→ **Task instructions**
Search the listing below for the string "this" and show each line that contains it.

→ **Extracted information**

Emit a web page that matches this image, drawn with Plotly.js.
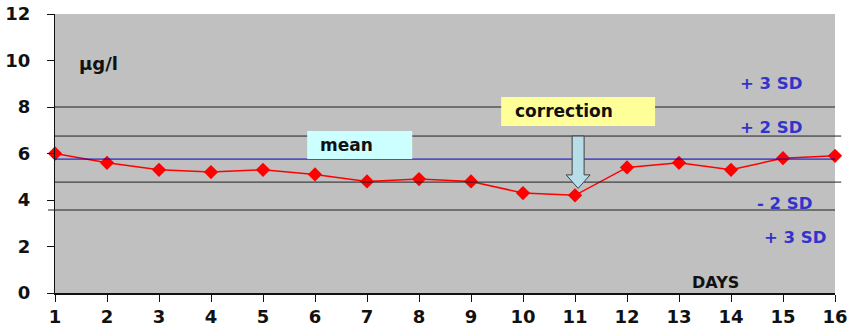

--

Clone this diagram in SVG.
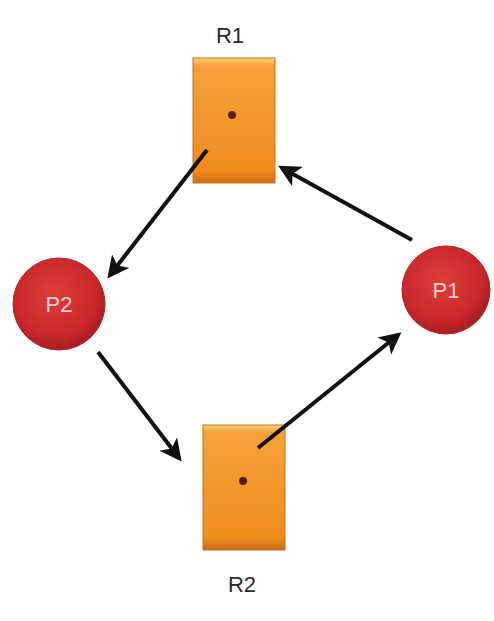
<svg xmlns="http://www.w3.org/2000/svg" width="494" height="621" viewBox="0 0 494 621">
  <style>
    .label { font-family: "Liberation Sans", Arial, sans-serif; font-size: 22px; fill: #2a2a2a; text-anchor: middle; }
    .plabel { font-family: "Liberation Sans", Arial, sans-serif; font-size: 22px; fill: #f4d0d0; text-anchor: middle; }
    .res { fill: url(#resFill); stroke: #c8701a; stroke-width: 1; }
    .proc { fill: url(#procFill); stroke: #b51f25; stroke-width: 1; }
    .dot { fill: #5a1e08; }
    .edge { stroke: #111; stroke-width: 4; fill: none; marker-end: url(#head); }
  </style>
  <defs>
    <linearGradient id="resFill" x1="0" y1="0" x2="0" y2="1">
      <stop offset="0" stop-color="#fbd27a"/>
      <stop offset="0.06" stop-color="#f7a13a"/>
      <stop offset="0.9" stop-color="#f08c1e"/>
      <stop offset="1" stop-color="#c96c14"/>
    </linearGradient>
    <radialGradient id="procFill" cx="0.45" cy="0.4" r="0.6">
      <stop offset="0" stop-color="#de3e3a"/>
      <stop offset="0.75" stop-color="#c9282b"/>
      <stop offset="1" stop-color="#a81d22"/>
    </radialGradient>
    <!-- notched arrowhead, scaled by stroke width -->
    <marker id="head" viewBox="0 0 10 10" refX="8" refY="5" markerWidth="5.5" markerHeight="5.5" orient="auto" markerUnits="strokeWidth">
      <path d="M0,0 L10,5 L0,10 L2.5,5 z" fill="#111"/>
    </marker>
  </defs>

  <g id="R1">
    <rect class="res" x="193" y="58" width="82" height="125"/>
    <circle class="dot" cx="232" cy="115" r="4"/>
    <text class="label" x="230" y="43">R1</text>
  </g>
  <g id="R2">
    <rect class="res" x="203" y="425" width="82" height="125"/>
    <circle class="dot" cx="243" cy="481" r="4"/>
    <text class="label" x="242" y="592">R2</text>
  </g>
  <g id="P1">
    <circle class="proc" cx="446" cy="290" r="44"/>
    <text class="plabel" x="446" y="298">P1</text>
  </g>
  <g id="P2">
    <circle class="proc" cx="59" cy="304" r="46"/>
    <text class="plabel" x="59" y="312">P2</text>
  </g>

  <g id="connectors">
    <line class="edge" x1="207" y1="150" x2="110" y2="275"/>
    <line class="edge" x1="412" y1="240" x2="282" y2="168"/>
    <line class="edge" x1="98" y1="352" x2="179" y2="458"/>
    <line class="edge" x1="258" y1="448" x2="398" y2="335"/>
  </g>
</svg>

→ **The answer**
Emit a web page that matches this image, drawn with Plotly.js.
Clone this diagram in SVG.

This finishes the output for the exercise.